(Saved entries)
Start

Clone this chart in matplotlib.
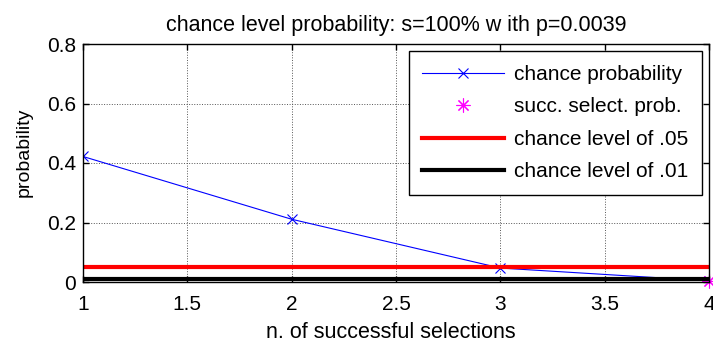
import matplotlib
matplotlib.use("Agg")
import matplotlib.pyplot as plt

n_succ = [1, 2, 3, 4]
chance_prob = [0.4219, 0.2109, 0.0469, 0.0039]
succ_x = [4]
succ_prob = [0.0039]
level_05 = 0.05
level_01 = 0.01
x_ticks = [1, 1.5, 2, 2.5, 3, 3.5, 4]
y_ticks = [0, 0.2, 0.4, 0.6, 0.8]

plt.rcParams['font.family'] = ['Liberation Sans', 'DejaVu Sans']
fig = plt.figure(figsize=(7.13, 3.47), dpi=100)
ax = fig.add_axes([83/713, 1-282/347, (709-83)/713, (282-44)/347])

ax.plot(n_succ, chance_prob, color='#0000ff', lw=0.8, marker='x', ms=7, mew=0.8,
        label='chance probability')
ax.plot(succ_x, succ_prob, ls='none', color='#ff00ff', marker=(8, 2, 0), ms=10, mew=0.8,
        label='succ. select. prob.', clip_on=False)
ax.axhline(level_05, color='#ff0000', lw=3, label='chance level of .05')
ax.axhline(level_01, color='#000000', lw=3, label='chance level of .01')

ax.set_xlim(1, 4)
ax.set_ylim(0, 0.8)
ax.set_xticks(x_ticks)
ax.set_xticklabels(['1', '1.5', '2', '2.5', '3', '3.5', '4'])
ax.set_yticks(y_ticks)
ax.set_yticklabels(['0', '0.2', '0.4', '0.6', '0.8'])
ax.grid(True, color='#555555', ls=':', lw=0.7)
ax.tick_params(direction='in', top=True, right=True, labelsize=15, length=4, width=1)
ax.tick_params(axis='x', pad=9)
ax.tick_params(axis='y', pad=5)
for s in ax.spines.values():
    s.set_linewidth(1)

ax.set_title('chance level probability: s=100% w ith p=0.0039', fontsize=15.5, pad=9)
ax.set_xlabel('n. of successful selections', fontsize=15.5, va='center')
ax.xaxis.set_label_coords((391-83)/626, -(333-282)/238)
ax.set_ylabel('probability', fontsize=14, va='center')
ax.yaxis.set_label_coords((24-83)/626, (282-152)/238)

leg = ax.legend(loc='upper right', fontsize=15, frameon=True, fancybox=False,
                edgecolor='black', framealpha=1, handlelength=3.9, borderpad=0.65,
                labelspacing=0.65, borderaxespad=0.35, handletextpad=0.5)
leg.get_frame().set_linewidth(1)

fig.savefig('out.png', dpi=100)
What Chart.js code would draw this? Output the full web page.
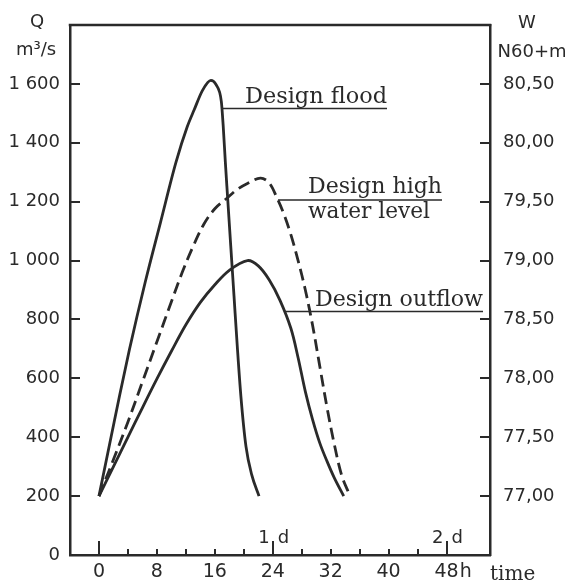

End

**Problem statement**
Repeat each entry above word for word, leaving every picture out.

**Task result**
Clone this chart in matplotlib.
import matplotlib
matplotlib.use("Agg")
import matplotlib.pyplot as plt

n_succ = [1, 2, 3, 4]
chance_prob = [0.4219, 0.2109, 0.0469, 0.0039]
succ_x = [4]
succ_prob = [0.0039]
level_05 = 0.05
level_01 = 0.01
x_ticks = [1, 1.5, 2, 2.5, 3, 3.5, 4]
y_ticks = [0, 0.2, 0.4, 0.6, 0.8]

plt.rcParams['font.family'] = ['Liberation Sans', 'DejaVu Sans']
fig = plt.figure(figsize=(7.13, 3.47), dpi=100)
ax = fig.add_axes([83/713, 1-282/347, (709-83)/713, (282-44)/347])

ax.plot(n_succ, chance_prob, color='#0000ff', lw=0.8, marker='x', ms=7, mew=0.8,
        label='chance probability')
ax.plot(succ_x, succ_prob, ls='none', color='#ff00ff', marker=(8, 2, 0), ms=10, mew=0.8,
        label='succ. select. prob.', clip_on=False)
ax.axhline(level_05, color='#ff0000', lw=3, label='chance level of .05')
ax.axhline(level_01, color='#000000', lw=3, label='chance level of .01')

ax.set_xlim(1, 4)
ax.set_ylim(0, 0.8)
ax.set_xticks(x_ticks)
ax.set_xticklabels(['1', '1.5', '2', '2.5', '3', '3.5', '4'])
ax.set_yticks(y_ticks)
ax.set_yticklabels(['0', '0.2', '0.4', '0.6', '0.8'])
ax.grid(True, color='#555555', ls=':', lw=0.7)
ax.tick_params(direction='in', top=True, right=True, labelsize=15, length=4, width=1)
ax.tick_params(axis='x', pad=9)
ax.tick_params(axis='y', pad=5)
for s in ax.spines.values():
    s.set_linewidth(1)

ax.set_title('chance level probability: s=100% w ith p=0.0039', fontsize=15.5, pad=9)
ax.set_xlabel('n. of successful selections', fontsize=15.5, va='center')
ax.xaxis.set_label_coords((391-83)/626, -(333-282)/238)
ax.set_ylabel('probability', fontsize=14, va='center')
ax.yaxis.set_label_coords((24-83)/626, (282-152)/238)

leg = ax.legend(loc='upper right', fontsize=15, frameon=True, fancybox=False,
                edgecolor='black', framealpha=1, handlelength=3.9, borderpad=0.65,
                labelspacing=0.65, borderaxespad=0.35, handletextpad=0.5)
leg.get_frame().set_linewidth(1)

fig.savefig('out.png', dpi=100)
What Chart.js code would draw this? Output the full web page.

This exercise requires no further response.